Htet Aung, a reporter with the local Development Media Group news agency, is serving a five-year sentence for terrorism, which Myanmar’s military regime has used broadly to stifle independent news reporting since staging a democracy-suspending coup in 2021.
On October 29, 2023, Htet Aung was arrested while taking photos of soldiers making donations to Buddhist monks during a religious festival in the Rakhine State capital, Sittwe, according to news reports and the agency’s editor-in-chief, Aung Marm Oo, who communicated with CPJ via messaging app.
Soldiers, police, and special branch officials later that day raided DMG’s bureau; confiscated cameras, computers, documents, financial records, and cash; and sealed off the office building, Aung Marm Oo and those reports said. The raid caused the news agency’s staff to go into hiding.
Htet Aung’s arrest came in the wake of the military’s February 1, 2021, democracy-suspending coup and subsequent protests. Since then, the military junta has engaged in an ongoing crackdown on Myanmar’s independent media, detaining and sentencing dozens of journalists.
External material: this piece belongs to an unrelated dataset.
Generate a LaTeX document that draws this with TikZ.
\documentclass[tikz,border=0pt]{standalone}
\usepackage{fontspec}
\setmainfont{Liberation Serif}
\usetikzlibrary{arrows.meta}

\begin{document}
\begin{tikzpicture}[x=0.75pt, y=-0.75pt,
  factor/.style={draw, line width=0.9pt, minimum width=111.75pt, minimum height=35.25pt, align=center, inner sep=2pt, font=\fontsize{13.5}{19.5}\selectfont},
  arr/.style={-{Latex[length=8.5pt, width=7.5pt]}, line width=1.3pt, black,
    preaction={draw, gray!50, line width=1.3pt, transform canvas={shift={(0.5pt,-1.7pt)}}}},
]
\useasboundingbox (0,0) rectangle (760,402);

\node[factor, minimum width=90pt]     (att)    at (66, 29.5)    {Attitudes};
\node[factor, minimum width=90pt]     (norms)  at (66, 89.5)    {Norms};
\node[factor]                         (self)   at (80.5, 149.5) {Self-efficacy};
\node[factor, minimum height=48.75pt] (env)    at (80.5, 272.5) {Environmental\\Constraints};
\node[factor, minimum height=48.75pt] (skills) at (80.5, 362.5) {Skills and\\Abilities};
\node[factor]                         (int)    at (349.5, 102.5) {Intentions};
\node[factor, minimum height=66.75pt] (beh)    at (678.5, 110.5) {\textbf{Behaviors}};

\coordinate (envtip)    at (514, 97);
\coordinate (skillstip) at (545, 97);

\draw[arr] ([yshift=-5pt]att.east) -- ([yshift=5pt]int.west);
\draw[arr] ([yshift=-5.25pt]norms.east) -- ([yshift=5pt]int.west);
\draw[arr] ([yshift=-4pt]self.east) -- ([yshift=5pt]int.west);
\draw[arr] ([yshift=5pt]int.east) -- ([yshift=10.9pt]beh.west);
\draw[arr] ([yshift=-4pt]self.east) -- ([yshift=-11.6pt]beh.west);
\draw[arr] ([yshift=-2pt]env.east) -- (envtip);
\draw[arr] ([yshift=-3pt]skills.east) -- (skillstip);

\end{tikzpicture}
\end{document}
DMG specializes in news from Myanmar’s western Rakhine State, also known as Arakan State, where a 2017 army operation drove more than 700 million Muslim Rohingyas to flee to neighboring Bangladesh and since the 2021 coup has become a hotbed of anti-military insurgency. Htet Aung covered politics, human rights, and conflict for the news outlet, according to Aung Marm Oo.
On June 28, 2024, a court Rakhine State capital Sittwe convicted and sentenced Htet Aung to five years in prison with hard labor under Section 52(a) of the country’s Anti-Terrorism Law, which penalizes abetting terrorism.
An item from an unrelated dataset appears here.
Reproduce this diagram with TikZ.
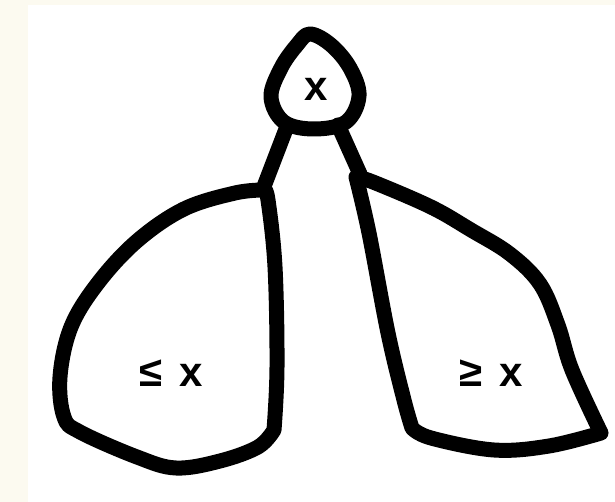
\documentclass[tikz,border=0pt]{standalone}
\usepackage{fontspec}
\setmainfont{Liberation Sans}
\definecolor{bgcream}{RGB}{252,250,240}
\begin{document}
\begin{tikzpicture}[x=1pt,y=-1pt,
  outline/.style={draw=black, line width=15pt, line join=round, line cap=round},
  lbl/.style={font=\bfseries\fontsize{42}{46}\selectfont, inner sep=0pt, text=black}]
\fill[bgcream] (0,0) rectangle (615,502);
\fill[white] (28,5) rectangle (615,502);
\useasboundingbox (0,0) rectangle (615,502);
% root
\draw[outline] plot[smooth cycle, tension=0.6] coordinates {(310,34) (331,45) (350,68) (359,96) (346,122) (314,129) (284,122) (271,97) (281,68) (297,45)};
% left subtree
\draw[outline] plot[smooth, tension=0.6] coordinates {(264,190) (235,193) (184,209) (137,241) (98,283) (71,327) (60,377) (64,417) (80,432) (137,457) (176,468) (220,461) (258,447) (274,430)}
  -- plot[smooth, tension=0.6] coordinates {(274,430) (277,367) (275,267) (268,200) (264,190)};
% right subtree
\draw[outline] plot[smooth, tension=0.6] coordinates {(356,177) (373,182) (431,207) (471,230) (510,254) (540,284) (558,325) (572,370) (601,433)}
  -- plot[smooth, tension=0.6] coordinates {(601,433) (549,446) (494,450) (431,438) (412,428)}
  -- plot[smooth, tension=0.6] coordinates {(412,428) (404,400) (388,333) (369,233) (356,177)};
% connectors
\coordinate (rootL) at (286,129);
\coordinate (leftTop) at (263,189);
\coordinate (rootR) at (338,125);
\coordinate (rightTop) at (360,174);
\draw[outline] (rootL) -- (leftTop);
\draw[outline] (rootR) -- (rightTop);
% labels
\node[lbl] (root) at (316,89) {x};
\node[lbl] (lt) at (171,373) {≤\hspace{0.4em}x};
\node[lbl] (rt) at (491,373) {≥\hspace{0.4em}x};
\end{tikzpicture}
\end{document}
His sentence was handed down over a DMG report published on August 25, 2023, under the headline “Calls for justice on sixth anniversary of Muslim genocide in Arakan State,” according to the news agency, a DVB social media post, and DMG editor-in-chief Aung Marm Oo.
The journalist’s initial indictment was for defamation under Section 65 of the Telecommunications Law, but the charge was changed to abetting terrorism on December 1, 2023.
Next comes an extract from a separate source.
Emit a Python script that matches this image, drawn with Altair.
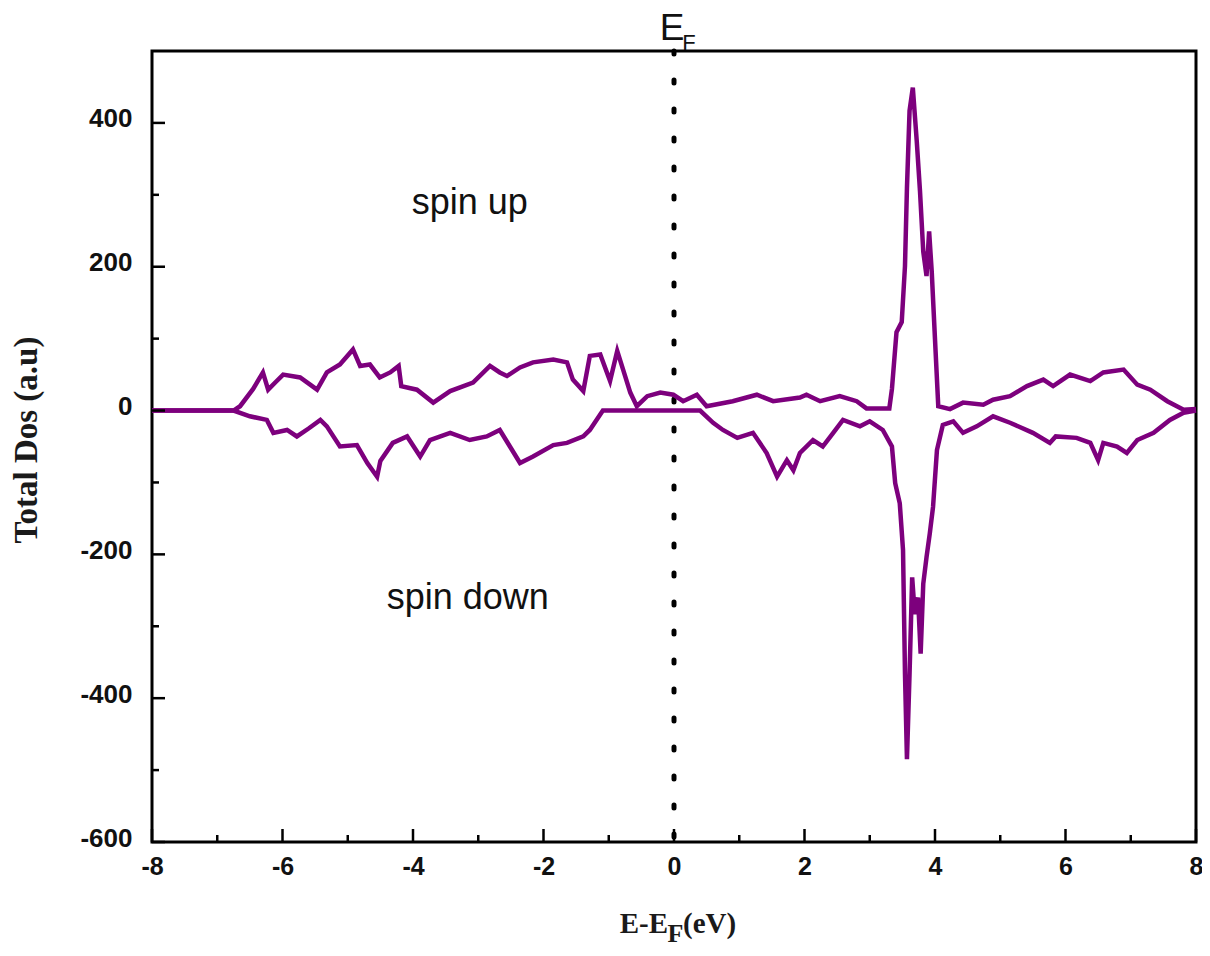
import altair as alt
import pandas as pd

# ---- data ----
up_x = [-8, -6.75, -6.65, -6.45, -6.3, -6.22, -6.1, -5.99, -5.73, -5.47, -5.32, -5.12, -4.92, -4.81,
        -4.66, -4.51, -4.35, -4.22, -4.18, -3.94, -3.69, -3.43, -3.08, -2.82, -2.67, -2.56, -2.36,
        -2.16, -1.85, -1.64, -1.55, -1.39, -1.29, -1.13, -0.98, -0.87, -0.78, -0.67, -0.57, -0.41,
        -0.21, -0.01, 0.14, 0.35, 0.5, 0.9, 1.27, 1.52, 1.93, 2.03, 2.24, 2.54, 2.8, 2.95, 3.3, 3.34,
        3.41, 3.49, 3.54, 3.57, 3.61, 3.66, 3.72, 3.77, 3.82, 3.87, 3.91, 3.95, 4.0, 4.05, 4.23, 4.43,
        4.74, 4.89, 5.15, 5.41, 5.66, 5.81, 6.07, 6.38, 6.58, 6.89, 7.1, 7.3, 7.56, 7.81, 8]
up_y = [0, 0, 6, 30, 53, 29, 40, 50, 46, 29, 53, 64, 85, 62, 64, 46, 53, 62, 34, 29, 11, 27, 39, 62,
        53, 48, 60, 67, 71, 67, 43, 27, 76, 78, 41, 83, 57, 25, 6, 20, 25, 22, 13, 22, 6, 13, 22, 13,
        18, 22, 13, 20, 13, 3, 3, 30, 109, 123, 201, 309, 417, 449, 375, 305, 221, 187, 249, 193, 99,
        6, 2, 11, 8, 15, 20, 34, 43, 34, 50, 41, 53, 57, 36, 29, 13, 1, 2]

dn_x = [-8, -6.75, -6.5, -6.24, -6.14, -5.93, -5.78, -5.6, -5.42, -5.32, -5.12, -4.86, -4.7, -4.55,
        -4.5, -4.31, -4.09, -3.89, -3.74, -3.43, -3.13, -2.87, -2.67, -2.36, -2.16, -1.85, -1.64,
        -1.39, -1.29, -1.09, 0.4, 0.6, 0.75, 0.97, 1.21, 1.42, 1.58, 1.73, 1.83, 1.93, 2.13, 2.28,
        2.44, 2.59, 2.85, 3.0, 3.2, 3.34, 3.39, 3.46, 3.51, 3.54, 3.57, 3.61, 3.65, 3.69, 3.74, 3.78,
        3.82, 3.87, 3.92, 3.97, 4.03, 4.12, 4.28, 4.43, 4.64, 4.89, 5.15, 5.5, 5.76, 5.85, 6.17,
        6.38, 6.5, 6.58, 6.79, 6.94, 7.1, 7.35, 7.6, 7.81, 8]
dn_y = [0, 0, -8, -13, -31, -27, -36, -25, -13, -22, -50, -48, -73, -92, -70, -45, -36, -64, -41,
        -31, -41, -36, -27, -73, -64, -48, -45, -36, -27, 0, 0, -17, -27, -38, -31, -59, -92, -69,
        -83, -59, -41, -50, -31, -13, -22, -15, -27, -50, -101, -129, -194, -366, -485, -366, -232,
        -283, -260, -338, -241, -204, -171, -134, -55, -20, -15, -31, -22, -8, -17, -31, -45, -36,
        -38, -45, -69, -45, -50, -59, -41, -31, -13, -3, 0]

x_major = [-8, -6, -4, -2, 0, 2, 4, 6, 8]
x_minor = [-7, -5, -3, -1, 1, 3, 5, 7]
y_major = [-600, -400, -200, 0, 200, 400]
y_minor = [-500, -300, -100, 100, 300]

labels_text = ["spin up", "spin down"]
labels_x = [-3.13, -3.16]
labels_y = [274, -276]

W, H = 1044, 791
PURPLE = "#7d007d"

df = pd.DataFrame({
    "E": up_x + dn_x,
    "DOS": up_y + dn_y,
    "spin": ["up"] * len(up_x) + ["down"] * len(dn_x),
})

xs = alt.Scale(domain=[-8, 8], nice=False, zero=False)
ys = alt.Scale(domain=[-600, 500], nice=False, zero=False)

xax = alt.Axis(values=x_major, ticks=False, domain=False, grid=False, title=None,
               labelExpr="toString(datum.value)",
               labelFont="Liberation Sans", labelFontSize=25,
               labelFontWeight="bold", labelColor="#111", labelPadding=12, labelFlush=False)
yax = alt.Axis(values=y_major, ticks=False, domain=False, grid=False, title=None,
               labelExpr="toString(datum.value)",
               labelFont="Liberation Sans", labelFontSize=26, labelFontWeight="bold",
               labelColor="#111", labelPadding=20, labelFlush=False, labelOffset=-4)

lines = alt.Chart(df).mark_line(color=PURPLE, strokeWidth=4.5, strokeJoin="miter").encode(
    x=alt.X("E:Q", scale=xs, axis=xax),
    y=alt.Y("DOS:Q", scale=ys, axis=yax),
    detail="spin:N",
    order=alt.Order("E:Q"),
)

ef = alt.Chart(pd.DataFrame({"v": [0]})).mark_rule(
    color="black", strokeWidth=5, strokeDash=[3, 26], strokeCap="round"
).encode(x=alt.X("v:Q", scale=xs))

def xticks(vals, length):
    return alt.Chart(pd.DataFrame({"v": vals})).mark_rule(color="black", strokeWidth=2.5).encode(
        x=alt.X("v:Q", scale=xs), y=alt.value(H), y2=alt.value(H - length))

def yticks(vals, length):
    return alt.Chart(pd.DataFrame({"v": vals})).mark_rule(color="black", strokeWidth=2.5).encode(
        y=alt.Y("v:Q", scale=ys), x=alt.value(0), x2=alt.value(length))

ann = alt.Chart(pd.DataFrame({"t": labels_text, "x": labels_x, "y": labels_y})).mark_text(
    font="Liberation Sans", fontSize=36, color="#111", align="center", baseline="alphabetic"
).encode(x=alt.X("x:Q", scale=xs), y=alt.Y("y:Q", scale=ys), text="t:N")

one = pd.DataFrame({"a": [0]})
e_big = alt.Chart(one).mark_text(text="E", font="Liberation Sans", fontSize=37, color="#111",
                                 align="center", baseline="alphabetic", dx=-2).encode(
    x=alt.X("a:Q", scale=xs), y=alt.value(-11))
e_sub = alt.Chart(one).mark_text(text="F", font="Liberation Sans", fontSize=22, color="#111",
                                 align="center", baseline="alphabetic", dx=15).encode(
    x=alt.X("a:Q", scale=xs), y=alt.value(-1))

serif = "Liberation Serif"
xt1 = alt.Chart(one).mark_text(text="E-E", font=serif, fontSize=29, fontWeight="bold",
                               color="#1a1a1a", align="right", baseline="alphabetic").encode(
    x=alt.value(516), y=alt.value(882))
xt2 = alt.Chart(one).mark_text(text="F", font=serif, fontSize=26, fontWeight="bold",
                               color="#1a1a1a", align="center", baseline="alphabetic").encode(
    x=alt.value(523.5), y=alt.value(891))
xt3 = alt.Chart(one).mark_text(text="(eV)", font=serif, fontSize=29, fontWeight="bold",
                               color="#1a1a1a", align="left", baseline="alphabetic").encode(
    x=alt.value(531), y=alt.value(882))
yt = alt.Chart(one).mark_text(text="Total Dos (a.u)", font=serif, fontSize=33, fontWeight="bold",
                              color="#1a1a1a", align="center", baseline="middle", angle=270).encode(
    x=alt.value(-125), y=alt.value(389))

chart = alt.layer(
    ef, lines,
    xticks(x_major, 13), xticks(x_minor, 7), yticks(y_major, 13), yticks(y_minor, 7),
    ann, e_big, e_sub, xt1, xt2, xt3, yt,
).properties(
    width=W, height=H,
    autosize=alt.AutoSizeParams(type="none"),
    padding={"left": 144, "top": 43, "right": 6, "bottom": 106},
    background="white",
).configure_view(stroke="black", strokeWidth=3)

chart.save("out.html", embed_options={"renderer": "svg", "actions": False})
DMG office security guard Soe Win Aung received the same sentence as Htet Aung, according to the news report and Aung Marm Oo. Htet Aung was being held at Pathein Prison in late 2024, according to a database maintained by the Assistance Association of Political Prisoners, a local rights group.
Development Media Group was banned by the previous elected government in 2019 for unstated reasons, and its website was blocked in 2020 over its coverage of the insurgent Arakan Army, according to Aung Marm Oo, who faces pending charges under the Unlawful Association Act and was in hiding in late 2024.
The Myanmar Ministry of Information did not reply to CPJ’s emailed request for comment in late 2024 on Htet Aung’s arrest, conviction, health, and situation in prison.